-------- Materials provided --------

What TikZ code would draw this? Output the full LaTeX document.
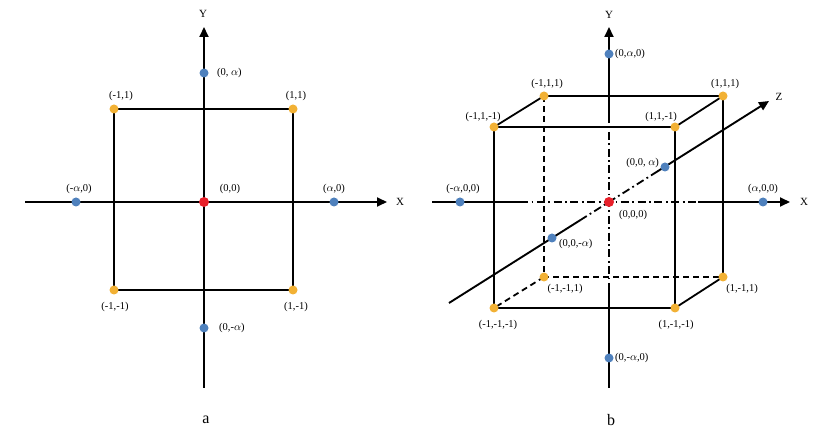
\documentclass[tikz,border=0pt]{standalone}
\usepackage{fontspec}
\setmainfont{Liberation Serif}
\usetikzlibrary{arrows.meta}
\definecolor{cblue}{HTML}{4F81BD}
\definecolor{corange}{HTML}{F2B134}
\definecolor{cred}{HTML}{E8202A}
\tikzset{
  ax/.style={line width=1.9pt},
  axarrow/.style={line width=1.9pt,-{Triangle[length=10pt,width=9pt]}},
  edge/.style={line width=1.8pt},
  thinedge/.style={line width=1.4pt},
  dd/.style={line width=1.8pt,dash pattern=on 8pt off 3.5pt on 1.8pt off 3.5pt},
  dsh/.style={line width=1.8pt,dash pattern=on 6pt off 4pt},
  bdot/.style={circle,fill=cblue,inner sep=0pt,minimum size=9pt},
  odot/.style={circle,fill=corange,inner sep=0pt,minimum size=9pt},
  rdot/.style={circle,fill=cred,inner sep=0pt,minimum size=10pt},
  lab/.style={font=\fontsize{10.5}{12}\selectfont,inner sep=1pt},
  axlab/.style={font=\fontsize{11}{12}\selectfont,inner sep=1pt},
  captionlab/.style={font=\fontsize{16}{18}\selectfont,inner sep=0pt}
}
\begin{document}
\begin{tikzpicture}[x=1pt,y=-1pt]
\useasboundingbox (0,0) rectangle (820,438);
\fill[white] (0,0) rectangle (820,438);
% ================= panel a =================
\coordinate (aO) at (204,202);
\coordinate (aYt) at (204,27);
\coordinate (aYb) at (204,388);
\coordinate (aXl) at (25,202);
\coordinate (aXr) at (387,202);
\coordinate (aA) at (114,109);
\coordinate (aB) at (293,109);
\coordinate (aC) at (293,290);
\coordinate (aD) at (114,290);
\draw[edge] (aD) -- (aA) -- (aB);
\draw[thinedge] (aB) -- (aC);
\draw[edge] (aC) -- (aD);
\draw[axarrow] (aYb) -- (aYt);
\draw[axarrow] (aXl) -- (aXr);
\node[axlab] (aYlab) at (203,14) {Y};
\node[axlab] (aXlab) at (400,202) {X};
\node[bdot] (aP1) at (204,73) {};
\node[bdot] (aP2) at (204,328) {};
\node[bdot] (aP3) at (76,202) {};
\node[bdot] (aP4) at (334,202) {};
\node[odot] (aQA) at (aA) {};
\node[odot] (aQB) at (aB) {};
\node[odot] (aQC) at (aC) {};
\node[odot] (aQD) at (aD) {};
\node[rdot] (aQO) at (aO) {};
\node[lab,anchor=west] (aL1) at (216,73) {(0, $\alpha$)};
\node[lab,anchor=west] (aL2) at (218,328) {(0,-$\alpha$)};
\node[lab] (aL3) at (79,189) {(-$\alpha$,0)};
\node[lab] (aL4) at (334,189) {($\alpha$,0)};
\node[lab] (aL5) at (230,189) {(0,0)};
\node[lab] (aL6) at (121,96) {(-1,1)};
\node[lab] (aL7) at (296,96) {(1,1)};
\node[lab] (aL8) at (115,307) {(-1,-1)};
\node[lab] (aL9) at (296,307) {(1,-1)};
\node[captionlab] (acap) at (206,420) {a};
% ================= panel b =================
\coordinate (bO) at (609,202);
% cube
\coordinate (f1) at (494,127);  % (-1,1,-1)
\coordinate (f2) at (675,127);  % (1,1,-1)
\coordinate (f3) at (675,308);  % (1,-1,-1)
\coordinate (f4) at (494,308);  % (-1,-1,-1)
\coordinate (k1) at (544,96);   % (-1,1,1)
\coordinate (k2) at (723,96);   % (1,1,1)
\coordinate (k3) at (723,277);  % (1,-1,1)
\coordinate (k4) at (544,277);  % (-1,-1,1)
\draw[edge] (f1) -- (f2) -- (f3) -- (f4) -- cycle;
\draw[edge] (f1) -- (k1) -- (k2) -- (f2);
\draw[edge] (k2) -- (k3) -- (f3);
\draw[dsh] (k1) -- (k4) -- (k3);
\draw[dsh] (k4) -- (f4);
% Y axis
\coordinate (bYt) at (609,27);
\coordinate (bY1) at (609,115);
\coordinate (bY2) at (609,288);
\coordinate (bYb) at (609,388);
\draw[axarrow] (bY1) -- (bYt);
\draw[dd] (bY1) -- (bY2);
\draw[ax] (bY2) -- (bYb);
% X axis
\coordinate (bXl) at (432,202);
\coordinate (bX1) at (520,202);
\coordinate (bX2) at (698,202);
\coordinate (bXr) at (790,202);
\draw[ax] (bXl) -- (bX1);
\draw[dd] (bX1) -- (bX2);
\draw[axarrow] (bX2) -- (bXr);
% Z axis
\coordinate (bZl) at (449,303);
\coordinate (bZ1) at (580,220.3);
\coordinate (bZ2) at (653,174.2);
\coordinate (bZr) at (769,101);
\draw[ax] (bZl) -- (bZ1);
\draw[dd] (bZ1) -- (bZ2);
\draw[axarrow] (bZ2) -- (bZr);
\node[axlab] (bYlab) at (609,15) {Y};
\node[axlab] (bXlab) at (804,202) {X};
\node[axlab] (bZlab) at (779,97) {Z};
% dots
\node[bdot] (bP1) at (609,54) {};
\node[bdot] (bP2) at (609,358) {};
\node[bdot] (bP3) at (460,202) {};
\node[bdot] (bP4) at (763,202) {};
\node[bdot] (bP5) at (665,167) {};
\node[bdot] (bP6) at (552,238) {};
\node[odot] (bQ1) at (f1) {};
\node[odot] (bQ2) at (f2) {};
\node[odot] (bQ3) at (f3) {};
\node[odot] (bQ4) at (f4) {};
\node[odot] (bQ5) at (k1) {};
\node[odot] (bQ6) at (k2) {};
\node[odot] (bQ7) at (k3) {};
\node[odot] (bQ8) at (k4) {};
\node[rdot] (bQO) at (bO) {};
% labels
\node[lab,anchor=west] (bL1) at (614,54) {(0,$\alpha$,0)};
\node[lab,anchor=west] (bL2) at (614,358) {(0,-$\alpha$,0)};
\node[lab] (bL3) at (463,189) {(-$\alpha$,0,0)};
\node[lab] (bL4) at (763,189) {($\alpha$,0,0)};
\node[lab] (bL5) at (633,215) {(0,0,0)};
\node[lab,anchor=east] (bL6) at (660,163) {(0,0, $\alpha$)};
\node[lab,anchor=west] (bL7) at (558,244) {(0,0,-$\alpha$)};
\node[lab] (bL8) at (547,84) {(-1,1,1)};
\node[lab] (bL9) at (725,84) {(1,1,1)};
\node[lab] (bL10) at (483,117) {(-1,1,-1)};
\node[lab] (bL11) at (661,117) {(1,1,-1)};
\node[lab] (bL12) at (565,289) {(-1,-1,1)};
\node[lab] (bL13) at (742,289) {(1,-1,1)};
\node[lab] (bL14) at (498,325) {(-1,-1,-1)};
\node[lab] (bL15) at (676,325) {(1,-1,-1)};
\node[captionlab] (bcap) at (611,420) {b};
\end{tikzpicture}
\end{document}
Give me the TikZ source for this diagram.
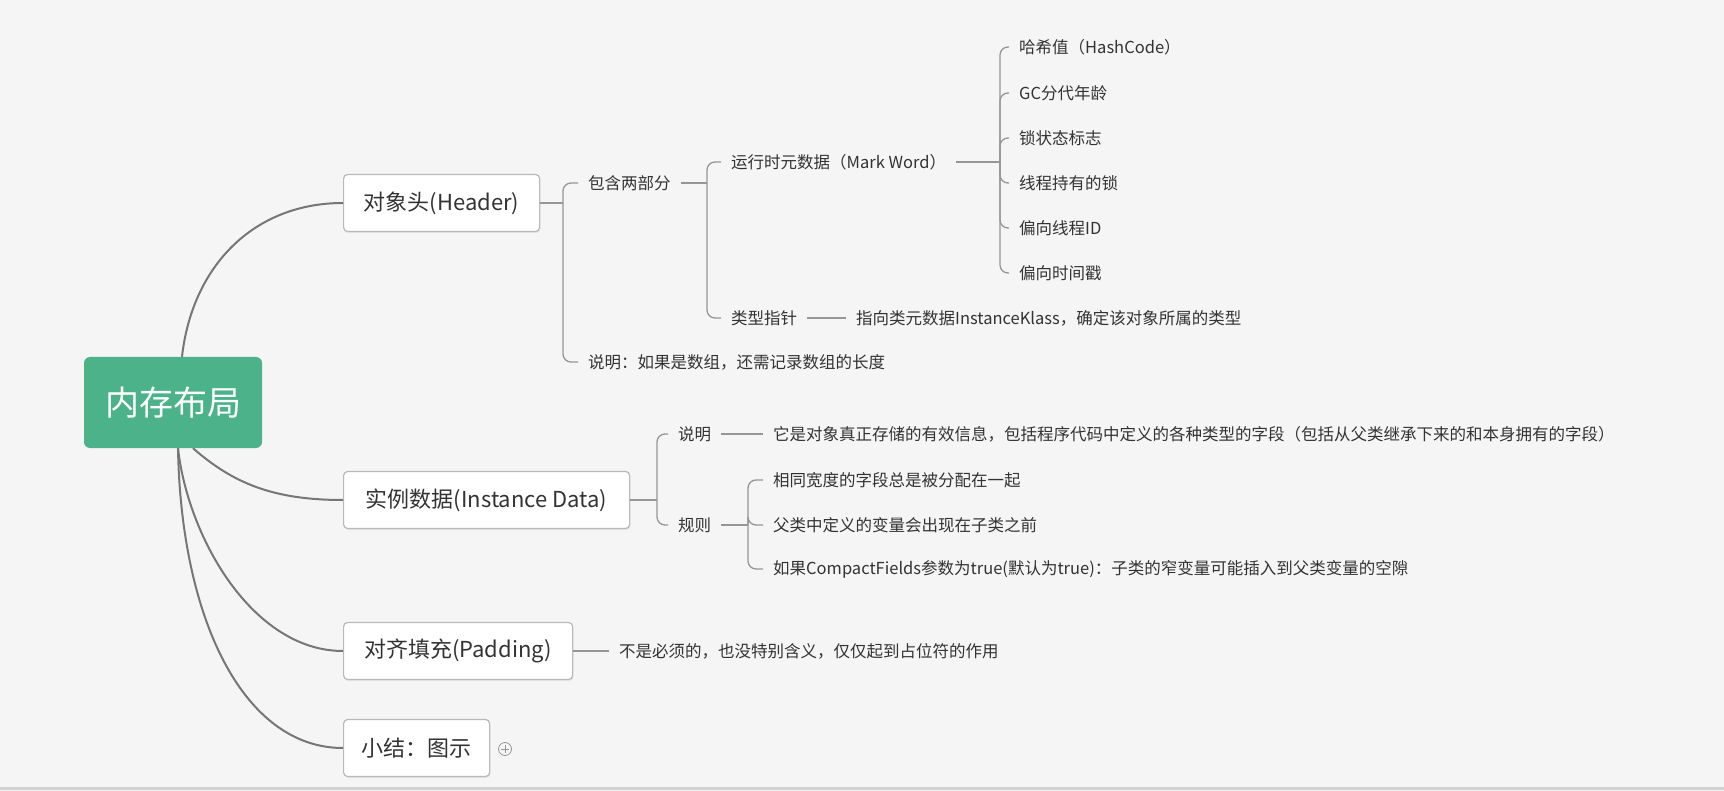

--------

• [Do this] Repeat each line of the records above exactly, but do not copy the pictures.

• [Worked answer]
What TikZ code would draw this? Output the full LaTeX document.
\documentclass[tikz,border=0pt]{standalone}
\usepackage{fontspec}
\setmainfont{Liberation Serif}
\usetikzlibrary{arrows.meta}
\definecolor{cblue}{HTML}{4F81BD}
\definecolor{corange}{HTML}{F2B134}
\definecolor{cred}{HTML}{E8202A}
\tikzset{
  ax/.style={line width=1.9pt},
  axarrow/.style={line width=1.9pt,-{Triangle[length=10pt,width=9pt]}},
  edge/.style={line width=1.8pt},
  thinedge/.style={line width=1.4pt},
  dd/.style={line width=1.8pt,dash pattern=on 8pt off 3.5pt on 1.8pt off 3.5pt},
  dsh/.style={line width=1.8pt,dash pattern=on 6pt off 4pt},
  bdot/.style={circle,fill=cblue,inner sep=0pt,minimum size=9pt},
  odot/.style={circle,fill=corange,inner sep=0pt,minimum size=9pt},
  rdot/.style={circle,fill=cred,inner sep=0pt,minimum size=10pt},
  lab/.style={font=\fontsize{10.5}{12}\selectfont,inner sep=1pt},
  axlab/.style={font=\fontsize{11}{12}\selectfont,inner sep=1pt},
  captionlab/.style={font=\fontsize{16}{18}\selectfont,inner sep=0pt}
}
\begin{document}
\begin{tikzpicture}[x=1pt,y=-1pt]
\useasboundingbox (0,0) rectangle (820,438);
\fill[white] (0,0) rectangle (820,438);
% ================= panel a =================
\coordinate (aO) at (204,202);
\coordinate (aYt) at (204,27);
\coordinate (aYb) at (204,388);
\coordinate (aXl) at (25,202);
\coordinate (aXr) at (387,202);
\coordinate (aA) at (114,109);
\coordinate (aB) at (293,109);
\coordinate (aC) at (293,290);
\coordinate (aD) at (114,290);
\draw[edge] (aD) -- (aA) -- (aB);
\draw[thinedge] (aB) -- (aC);
\draw[edge] (aC) -- (aD);
\draw[axarrow] (aYb) -- (aYt);
\draw[axarrow] (aXl) -- (aXr);
\node[axlab] (aYlab) at (203,14) {Y};
\node[axlab] (aXlab) at (400,202) {X};
\node[bdot] (aP1) at (204,73) {};
\node[bdot] (aP2) at (204,328) {};
\node[bdot] (aP3) at (76,202) {};
\node[bdot] (aP4) at (334,202) {};
\node[odot] (aQA) at (aA) {};
\node[odot] (aQB) at (aB) {};
\node[odot] (aQC) at (aC) {};
\node[odot] (aQD) at (aD) {};
\node[rdot] (aQO) at (aO) {};
\node[lab,anchor=west] (aL1) at (216,73) {(0, $\alpha$)};
\node[lab,anchor=west] (aL2) at (218,328) {(0,-$\alpha$)};
\node[lab] (aL3) at (79,189) {(-$\alpha$,0)};
\node[lab] (aL4) at (334,189) {($\alpha$,0)};
\node[lab] (aL5) at (230,189) {(0,0)};
\node[lab] (aL6) at (121,96) {(-1,1)};
\node[lab] (aL7) at (296,96) {(1,1)};
\node[lab] (aL8) at (115,307) {(-1,-1)};
\node[lab] (aL9) at (296,307) {(1,-1)};
\node[captionlab] (acap) at (206,420) {a};
% ================= panel b =================
\coordinate (bO) at (609,202);
% cube
\coordinate (f1) at (494,127);  % (-1,1,-1)
\coordinate (f2) at (675,127);  % (1,1,-1)
\coordinate (f3) at (675,308);  % (1,-1,-1)
\coordinate (f4) at (494,308);  % (-1,-1,-1)
\coordinate (k1) at (544,96);   % (-1,1,1)
\coordinate (k2) at (723,96);   % (1,1,1)
\coordinate (k3) at (723,277);  % (1,-1,1)
\coordinate (k4) at (544,277);  % (-1,-1,1)
\draw[edge] (f1) -- (f2) -- (f3) -- (f4) -- cycle;
\draw[edge] (f1) -- (k1) -- (k2) -- (f2);
\draw[edge] (k2) -- (k3) -- (f3);
\draw[dsh] (k1) -- (k4) -- (k3);
\draw[dsh] (k4) -- (f4);
% Y axis
\coordinate (bYt) at (609,27);
\coordinate (bY1) at (609,115);
\coordinate (bY2) at (609,288);
\coordinate (bYb) at (609,388);
\draw[axarrow] (bY1) -- (bYt);
\draw[dd] (bY1) -- (bY2);
\draw[ax] (bY2) -- (bYb);
% X axis
\coordinate (bXl) at (432,202);
\coordinate (bX1) at (520,202);
\coordinate (bX2) at (698,202);
\coordinate (bXr) at (790,202);
\draw[ax] (bXl) -- (bX1);
\draw[dd] (bX1) -- (bX2);
\draw[axarrow] (bX2) -- (bXr);
% Z axis
\coordinate (bZl) at (449,303);
\coordinate (bZ1) at (580,220.3);
\coordinate (bZ2) at (653,174.2);
\coordinate (bZr) at (769,101);
\draw[ax] (bZl) -- (bZ1);
\draw[dd] (bZ1) -- (bZ2);
\draw[axarrow] (bZ2) -- (bZr);
\node[axlab] (bYlab) at (609,15) {Y};
\node[axlab] (bXlab) at (804,202) {X};
\node[axlab] (bZlab) at (779,97) {Z};
% dots
\node[bdot] (bP1) at (609,54) {};
\node[bdot] (bP2) at (609,358) {};
\node[bdot] (bP3) at (460,202) {};
\node[bdot] (bP4) at (763,202) {};
\node[bdot] (bP5) at (665,167) {};
\node[bdot] (bP6) at (552,238) {};
\node[odot] (bQ1) at (f1) {};
\node[odot] (bQ2) at (f2) {};
\node[odot] (bQ3) at (f3) {};
\node[odot] (bQ4) at (f4) {};
\node[odot] (bQ5) at (k1) {};
\node[odot] (bQ6) at (k2) {};
\node[odot] (bQ7) at (k3) {};
\node[odot] (bQ8) at (k4) {};
\node[rdot] (bQO) at (bO) {};
% labels
\node[lab,anchor=west] (bL1) at (614,54) {(0,$\alpha$,0)};
\node[lab,anchor=west] (bL2) at (614,358) {(0,-$\alpha$,0)};
\node[lab] (bL3) at (463,189) {(-$\alpha$,0,0)};
\node[lab] (bL4) at (763,189) {($\alpha$,0,0)};
\node[lab] (bL5) at (633,215) {(0,0,0)};
\node[lab,anchor=east] (bL6) at (660,163) {(0,0, $\alpha$)};
\node[lab,anchor=west] (bL7) at (558,244) {(0,0,-$\alpha$)};
\node[lab] (bL8) at (547,84) {(-1,1,1)};
\node[lab] (bL9) at (725,84) {(1,1,1)};
\node[lab] (bL10) at (483,117) {(-1,1,-1)};
\node[lab] (bL11) at (661,117) {(1,1,-1)};
\node[lab] (bL12) at (565,289) {(-1,-1,1)};
\node[lab] (bL13) at (742,289) {(1,-1,1)};
\node[lab] (bL14) at (498,325) {(-1,-1,-1)};
\node[lab] (bL15) at (676,325) {(1,-1,-1)};
\node[captionlab] (bcap) at (611,420) {b};
\end{tikzpicture}
\end{document}
Give me the TikZ source for this diagram.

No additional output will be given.